Об Айше б надо сказать, но что? И без того ясно: она почти глава, хотя утрачено что-то важное, и поредели ряды, и жаль, что с Бахадуром пока не выгорело.
- Но ты многого не знаешь,- это Айша Махмуду, и судишь поспешно (к тому же отменили ношение портретов в праздничные дни!).
Легок на помине Бахадур: он только что проехал мимо, подумав, очевидно, мельком о зяте, и одна из волн его эйфории проникла в клинику, уловленная Махмудом, и взгляни он на улицу с той застекленной площадки, откуда звонит из телефона-автомата, непременно б увидел дерзко обгоняющую другие машины "Волгу", нет-нет, не зеленую, ее Бахадур давно с выгодой продал, купив новую, а потом и вовсе поменял то ли на японскую, то ли еще какую, кажется турецкую, собранную по американской лицензии, но редко выводит из гаража, чтоб не сглазили, и пользуется служебной, которая положена ему по штату (и сэкономил при этом на шофере).

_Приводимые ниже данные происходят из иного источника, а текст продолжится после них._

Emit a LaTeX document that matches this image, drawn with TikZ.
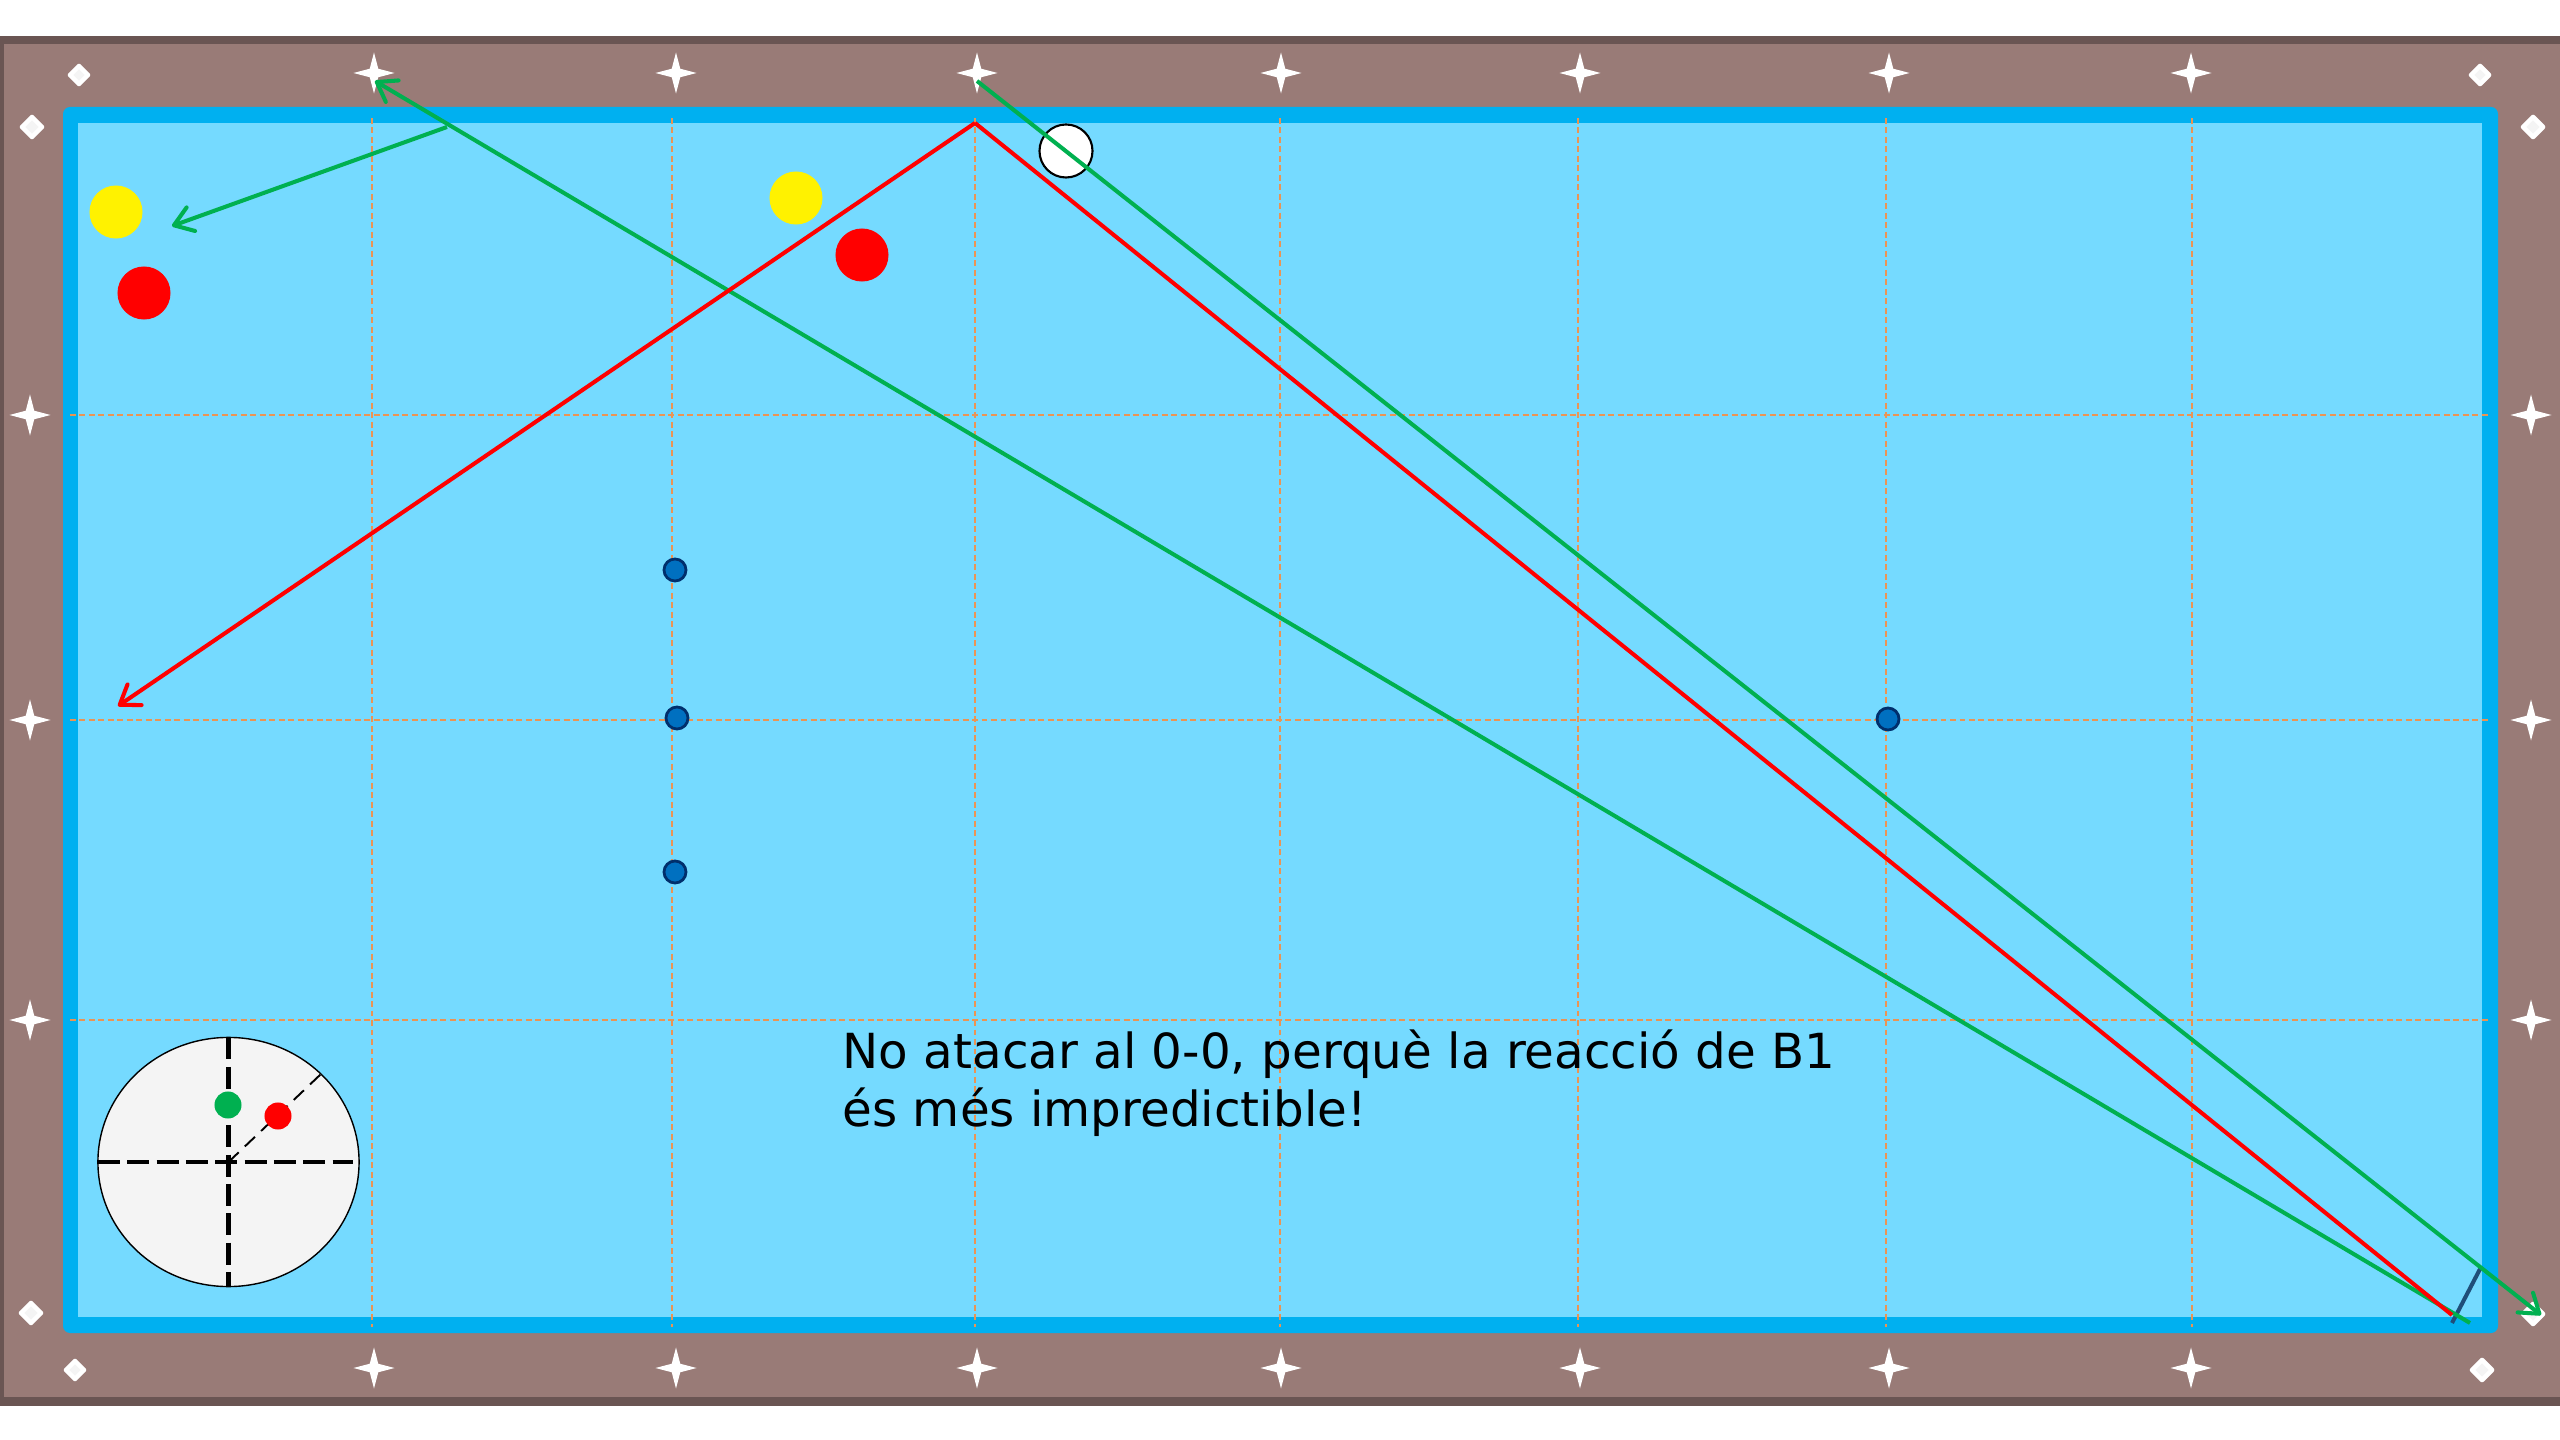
\documentclass[tikz,border=0pt]{standalone}
\usepackage{xcolor}
\usepackage{fontspec}
\setmainfont{DejaVu Sans}
\usetikzlibrary{shapes,arrows.meta,positioning}
\definecolor{railcol}{HTML}{997B77}
\definecolor{raildark}{HTML}{6A5553}
\definecolor{cushioncol}{HTML}{00B0F0}
\definecolor{clothcol}{HTML}{75DAFF}
\definecolor{gridcol}{HTML}{EB9453}
\definecolor{shotgreen}{HTML}{00B050}
\definecolor{cuecol}{HTML}{1F4E79}
\definecolor{dotcol}{HTML}{0070C0}
\definecolor{dotline}{HTML}{002F6C}
\definecolor{spincol}{HTML}{F4F4F4}

\begin{document}
\begin{tikzpicture}[
    x=0.01cm, y=-0.01cm,
    ball/.style={circle, inner sep=0pt, minimum size=0.53cm},
    dot/.style={circle, draw=dotline, line width=0.8pt, fill=dotcol, inner sep=0pt, outer sep=0pt, minimum size=0.22cm},
    spot/.style={circle, inner sep=0pt, minimum size=0.27cm},
    sight/.style={star, star points=4, star point ratio=3.4, fill=white, inner sep=0pt, minimum size=0.41cm},
    corner/.style={diamond, draw=white, line width=1.3pt, line join=round, fill=spincol, inner sep=0pt, outer sep=0pt, minimum size=0.2cm},
    gridline/.style={gridcol, line width=0.55pt, dash pattern=on 1.7pt off 1pt},
    arrow/.style={-{Straight Barb[round, length=0.18cm, width=0.25cm]}, line width=1.15pt},
    shot/.style={line width=1.15pt},
    crossline/.style={line width=1.15pt, dash pattern=on 6.25pt off 2.09pt}
]
\useasboundingbox (0,0) rectangle (2560,1440);
% table
\fill[railcol] (0,36) rectangle (2560,1406);
\fill[raildark] (0,36) rectangle (2560,44);
\fill[raildark] (0,1397) rectangle (2560,1406);
\fill[raildark] (0,36) rectangle (4,1406);
\fill[cushioncol, rounded corners=2pt] (63,107) rectangle (2498,1333);
\fill[clothcol] (78,123) rectangle (2482,1317);
\foreach \gx in {372,672,975,1280,1578,1886,2192} {
  \draw[gridline] (\gx,118) -- (\gx,1327);
}
\foreach \gy in {415,720,1020} {
  \draw[gridline] (70,\gy) -- (2490,\gy);
}
% sights
\foreach \sx/\sn in {374/a,676/b,977/c,1281/d,1580/e,1889/f,2191/g} {
  \node[sight] (top\sn) at (\sx,73) {};
  \node[sight] (bot\sn) at (\sx,1368) {};
}
\foreach \sy/\sn in {415/a,720/b,1020/c} {
  \node[sight] (left\sn) at (30,\sy) {};
  \node[sight] (right\sn) at (2531,\sy) {};
}
\node[corner, minimum size=0.18cm] (cornerA) at (79,75) {};
\node[corner] (cornerB) at (32,127) {};
\node[corner, minimum size=0.18cm] (cornerC) at (2480,75) {};
\node[corner] (cornerD) at (2533,127) {};
\node[corner] (cornerE) at (31,1313) {};
\node[corner, minimum size=0.18cm] (cornerF) at (75,1370) {};
\node[corner] (cornerG) at (2482,1370) {};
\node[corner] (cornerH) at (2533,1314) {};
% balls
\node[ball, fill=yellow] (yellowA) at (116,212) {};
\node[ball, fill=red] (redA) at (144,293) {};
\node[ball, fill=yellow] (yellowB) at (796,198) {};
\node[ball, fill=red] (redB) at (862,255) {};
\node[ball, fill=white, draw=black, line width=0.6pt] (whiteB) at (1066,151) {};
\node[dot] (dotA) at (675,570) {};
\node[dot] (dotB) at (677,718) {};
\node[dot] (dotC) at (675,872) {};
\node[dot] (dotD) at (1888,719) {};
% shots
\coordinate (bounce) at (975,123);
\coordinate (redend) at (118,706);
\coordinate (redstart) at (2452,1315);
\coordinate (farend) at (2470,1323);
\coordinate (kick) at (447,127);
\coordinate (kicktop) at (375,81);
\coordinate (kickend) at (172,226);
\coordinate (topstart) at (977,81);
\coordinate (cornerend) at (2541,1315);
\coordinate (cueA) at (2480,1269);
\coordinate (cueB) at (2452,1323);
\draw[cuecol, shot] (cueA) -- (cueB);
\draw[arrow, shotgreen] (farend) -- (kicktop);
\draw[arrow, shotgreen] (kick) -- (kickend);
\draw[arrow, shotgreen] (topstart) -- (cornerend);
\draw[shot, red] (redstart) -- (bounce);
\draw[arrow, red] (bounce) -- (redend);
% spin
\node[ellipse, draw=black, line width=0.4pt, fill=spincol, inner sep=0pt, outer sep=0pt, minimum width=2.61cm, minimum height=2.49cm] (spin) at (228.5,1162) {};
\coordinate (spinright) at (353,1162);
\coordinate (spinedge) at (321,1074);
\draw[crossline] (spin.west) -- (spinright);
\draw[crossline] (spin.north) -- (spin.south);
\draw[line width=0.55pt, dash pattern=on 4pt off 2.4pt] (spin.center) -- (spinedge);
\node[spot, fill=shotgreen] (spinA) at (228,1105) {};
\node[spot, fill=red] (spinB) at (278,1116) {};
% note
\node[anchor=north west, inner sep=0pt, align=left, font=\fontsize{13.75}{16.5}\selectfont] (note) at (842,1029) {No atacar al 0-0, perquè la reacció de B1\\és més impredictible!};
\end{tikzpicture}
\end{document}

Допустимые на проспекте скорости, как известно, высокие, и Бахадур позволяет себе чуть-чуть ее превысить: в Аббасидах жив и никогда не погаснет дух лихачества. Спешит туда, где неистовый рев толпы, о чем уже было, и крылья лидерского восторга... но о том, кажется, тоже было,- так и живем-качаемся, от Джанибека к Джанибеку, недавно выглянувшему из норы, где в ожидании своего часа он копил силы. Свежий ветер воли вскружил голову, былая энергия взбурлила в нем. "Нет, рано меня хороните!.." - и он не спеша двинулся к толпе, а пока шел, негодование ее, "явился, дескать, не запылился!" точно по волшебству, сменилось недоумением, оно, в свою очередь, вытеснилось удивлением, и уже любопытство движет ею, не терпится узнать: "А ну, что нам скажет?.." И он будит в ней прежние инстинкты, подчиняя собственной воле,- пошли за ним, признав в нем атамана, и длинный такой хвост стелется и петляет (съемки с вертолета), а как остановка в пути, волокут ему под ноги откормленного барана,- свалят и зарежут, принося в жертву (и крепя веру), и прямо в верха, где ждут - не дождутся, наслышанные о триумфальном шествии.